Preserve the historical landmarks of American popular culture.

I didn't know it was called Trimper's Rides. [CORRECTION: I'm mixing up Ocean City, Maryland and Ocean City, New Jersey.] We just called it "the Boardwalk," all those summers when it was the highlight of our week-long stay at Aunt Isabel and Uncle Henry's cottage in Ocean City, New Jersey. I was young enough to find the Tilt-a-Whirl unbearably thrilling and to marvel at the kids who had the nerve to ride the merry-go-round and grab for the brass ring.

Now, I see it was called Trimper's Rides. Tthere's a news story: after 117 years, the place is closing.
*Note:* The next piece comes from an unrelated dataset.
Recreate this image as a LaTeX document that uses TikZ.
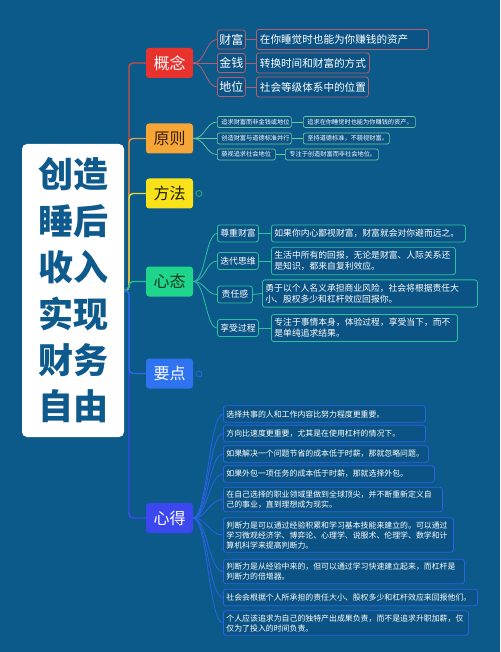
\documentclass[tikz,border=0pt]{standalone}
\usepackage{fontspec}
\setmainfont{Noto Sans CJK SC}
\newcommand\myfs[2]{\fontsize{#1}{#2}\selectfont}
\definecolor{bgc}{HTML}{0C5A8A}
\definecolor{boxfill}{HTML}{0B5384}
\definecolor{klc}{HTML}{B35F6F}
\definecolor{ylc}{HTML}{6CC9A2}
\definecolor{xlc}{HTML}{2FC0A0}
\definecolor{dlc}{HTML}{2B62E6}
\definecolor{spa}{HTML}{C8503E}
\definecolor{spb}{HTML}{E0A048}
\definecolor{spc}{HTML}{E4D83A}
\definecolor{spd}{HTML}{22C48C}
\definecolor{spe}{HTML}{2C6CEA}
\definecolor{spf}{HTML}{3A4CEC}
\definecolor{mfa}{HTML}{E8322E}
\definecolor{mfb}{HTML}{F6A636}
\definecolor{mfc}{HTML}{F9E21A}
\definecolor{mfd}{HTML}{1FD48B}
\definecolor{mfe}{HTML}{2F73F1}
\definecolor{mff}{HTML}{3D47EF}
\definecolor{ctext}{HTML}{0E5A8C}
\begin{document}
\begin{tikzpicture}[x=1pt,y=-1pt,
  mainbox/.style={rounded corners=3pt, minimum width=47pt, minimum height=30pt, inner sep=0pt, font=\myfs{16}{16}},
  spine/.style={line width=1.4pt, rounded corners=4pt},
  subbase/.style={line width=0.8pt, fill=boxfill, text=white, anchor=west, rounded corners=2.5pt},
  kbox/.style={subbase, draw=klc, inner xsep=2pt, inner ysep=2pt, minimum height=19pt, align=center, font=\myfs{12}{12}},
  kdet/.style={subbase, draw=klc, inner xsep=3.5pt, inner ysep=2pt, minimum height=20pt, align=left, font=\myfs{10.6}{12}},
  ybox/.style={subbase, draw=ylc, line width=0.7pt, rounded corners=2pt, inner xsep=4pt, inner ysep=1.5pt, minimum height=11pt, align=left, font=\myfs{6.2}{7}},
  xbox/.style={subbase, draw=xlc, inner xsep=3pt, inner ysep=3pt, minimum height=17pt, align=center, font=\myfs{8.8}{11}},
  xdet/.style={subbase, draw=xlc, inner xsep=3pt, inner ysep=4pt, minimum height=17pt, align=left, font=\myfs{8.8}{11}},
  dbox/.style={subbase, draw=dlc, inner xsep=3pt, inner ysep=3.5pt, minimum height=16.5pt, align=left, font=\myfs{7.9}{10}},
  kline/.style={draw=klc, line width=0.8pt},
  yline/.style={draw=ylc, line width=0.7pt},
  xline/.style={draw=xlc, line width=0.8pt},
  dline/.style={draw=dlc, line width=0.8pt}
]
\useasboundingbox (0,0) rectangle (500,652);
\fill[bgc] (0,0) rectangle (500,652);

% center
\node[fill=white, rounded corners=5pt, minimum width=102pt, minimum height=293pt, inner sep=0pt,
  text=ctext, align=center, font=\myfs{35}{46.4}\bfseries] (c) at (73,290.5)
  {创造\\睡后\\收入\\实现\\财务\\自由};

% main nodes
\node[mainbox, fill=mfa, text=white] (m1) at (169.5,63) {概念};
\node[mainbox, fill=mfb, text={rgb,255:red,59;green,30;blue,8}] (m2) at (169.5,138.5) {原则};
\node[mainbox, fill=mfc, text={rgb,255:red,30;green,28;blue,10}] (m3) at (169.5,193.5) {方法};
\node[mainbox, fill=mfd, text={rgb,255:red,12;green,58;blue,30}] (m4) at (169.5,281.5) {心态};
\node[mainbox, fill=mfe, text=white] (m5) at (169.5,373.5) {要点};
\node[mainbox, fill=mff, text=white] (m6) at (169.5,518) {心得};

% spine
\coordinate (sp) at (129,290.5);
\draw[spine, spa] (c.east) -- (sp) |- (m1.west);
\draw[spine, spb] (c.east) -- (sp) |- (m2.west);
\draw[spine, spc] (c.east) -- (sp) |- (m3.west);
\draw[spine, spd] (c.east) -- (sp) |- (m4.west);
\draw[spine, spf] (c.east) -- (sp) |- (m6.west);
\draw[spine, spe] (c.east) -- (sp) |- (m5.west);

% collapsed indicators
\node[circle, draw={rgb,255:red,48;green,176;blue,112}, line width=0.8pt, minimum size=6pt, inner sep=0pt] (r3) at (199,193.5) {};
\node[circle, draw=dlc, line width=0.8pt, minimum size=6pt, inner sep=0pt] (r5) at (199,374) {};

% 概念
\node[kbox] (k1) at (217,39.5) {财富};
\node[kbox] (k2) at (217,63) {金钱};
\node[kbox] (k3) at (217,87) {地位};
\node[kdet, text width=165pt] (kd1) at (256,39.5) {在你睡觉时也能为你赚钱的资产};
\node[kdet, text width=106pt] (kd2) at (256,63) {转换时间和财富的方式};
\node[kdet, text width=105pt] (kd3) at (256,87) {社会等级体系中的位置};
\foreach \i in {1,2,3} {
  \draw[kline] (m1.east) .. controls +(12,0) and +(-11,0) .. (k\i.west);
  \draw[kline] (k\i.east) -- (kd\i.west);
}

% 原则
\node[ybox, text width=66pt] (y1) at (217,122) {追求财富而非金钱或地位};
\node[ybox, text width=66pt] (y2) at (217,138.5) {创造财富与道德标准并行};
\node[ybox, text width=50pt] (y3) at (217,154.5) {藐视追求社会地位};
\node[ybox, text width=104pt] (yd1) at (303,122) {追求在你睡觉时也能为你赚钱的资产。};
\node[ybox, text width=78pt] (yd2) at (303,138.5) {坚持道德标准，不藐视财富。};
\node[ybox, text width=85pt] (yd3) at (285,154.5) {专注于创造财富而非社会地位。};
\foreach \i in {1,2,3} {
  \draw[yline] (m2.east) .. controls +(12,0) and +(-11,0) .. (y\i.west);
  \draw[yline] (y\i.east) -- (yd\i.west);
}

% 心态
\node[xbox, text width=35pt] (x1) at (217,233.5) {尊重财富};
\node[xbox, text width=35pt] (x2) at (217,261) {迭代思维};
\node[xbox, text width=29pt] (x3) at (217,294.5) {责任感};
\node[xbox, text width=35pt] (x4) at (217,328) {享受过程};
\node[xdet, text width=188pt] (xd1) at (271,233.5) {如果你内心鄙视财富，财富就会对你避而远之。};
\node[xdet, text width=178pt] (xd2) at (271,261) {生活中所有的回报，无论是财富、人际关系还\\是知识，都来自复利效应。};
\node[xdet, text width=209pt] (xd3) at (262,293.5) {勇于以个人名义承担商业风险，社会将根据责任大\\小、股权多少和杠杆效应回报你。};
\node[xdet, text width=180pt] (xd4) at (271,328) {专注于事情本身，体验过程，享受当下，而不\\是单纯追求结果。};
\foreach \i in {1,2,3,4} {
  \draw[xline] (m4.east) .. controls +(12,0) and +(-11,0) .. (x\i.west);
  \draw[xline] (x\i.east) -- (xd\i.west);
}

% 心得
\node[dbox, text width=196pt] (d1) at (223,414) {选择共事的人和工作内容比努力程度更重要。};
\node[dbox, text width=196pt] (d2) at (223,433.5) {方向比速度更重要，尤其是在使用杠杆的情况下。};
\node[dbox, text width=199pt] (d3) at (223,454) {如果解决一个问题节省的成本低于时薪，那就忽略问题。};
\node[dbox, text width=205pt] (d4) at (223,474) {如果外包一项任务的成本低于时薪，那就选择外包。};
\node[dbox, text width=213pt] (d5) at (223,499.5) {在自己选择的职业领域里做到全球顶尖，并不断重新定义自\\己的事业，直到理想成为现实。};
\node[dbox, text width=224pt] (d6) at (223,535) {判断力是可以通过经验积累和学习基本技能来建立的。可以通过\\学习微观经济学、博弈论、心理学、说服术、伦理学、数学和计\\算机科学来提高判断力。};
\node[dbox, text width=235pt] (d7) at (223,571.5) {判断力是从经验中来的，但可以通过学习快速建立起来，而杠杆是\\判断力的倍增器。};
\node[dbox, text width=248pt] (d8) at (223,597.5) {社会会根据个人所承担的责任大小、股权多少和杠杆效应来回报他们。};
\node[dbox, text width=239pt] (d9) at (223,623) {个人应该追求为自己的独特产出成果负责，而不是追求升职加薪，仅\\仅为了投入的时间负责。};
\foreach \i in {1,...,9} {
  \draw[dline] (m6.east) .. controls +(14,0) and +(-14,0) .. (d\i.west);
}
\end{tikzpicture}
\end{document}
The property is too valuable, and the taxes go too far beyond what you can make with an old-fashioned place like that:
Trimper's is the oldest continuously owned amusement park in the United States, and its demise would reverberate beyond the mid-Atlantic shore, said Jim Futrell of the National Amusement Park Historical Association.

Closing Trimper's "will forever change Ocean City, and I don't think it will change it for the better," Futrell said. "It would rob the community of its soul."...

There are the arcade with rows of Skee-Ball lanes, the pipe-organ carousel with hand-painted horses, the haunted house and the mirror maze.

Granville and Doug Trimper have appealed the taxes with the state. They also have reached out to Gov. Martin O'Malley (D) and lawmakers for help. Options under consideration include a historic designation or legislation to change the way the park is assessed, Doug said.
The place is more than twice as old as the Coney Island amusement park. It is classic Americana. We are fools if we don't preserve these landmarks of American pop culture. This isn't even a question of designating the place a historical landmark to prevent its destruction. The owners want to preserve it. They just want tax relief to spare them from the spiraling property assessments. And doesn't the value of the surrounding property come, in part, front the classic amusement park that gives Ocean City character? I can't believe the city doesn't do everything it can not just to preserve but to restore something so distinctive and so profoundly and historically American.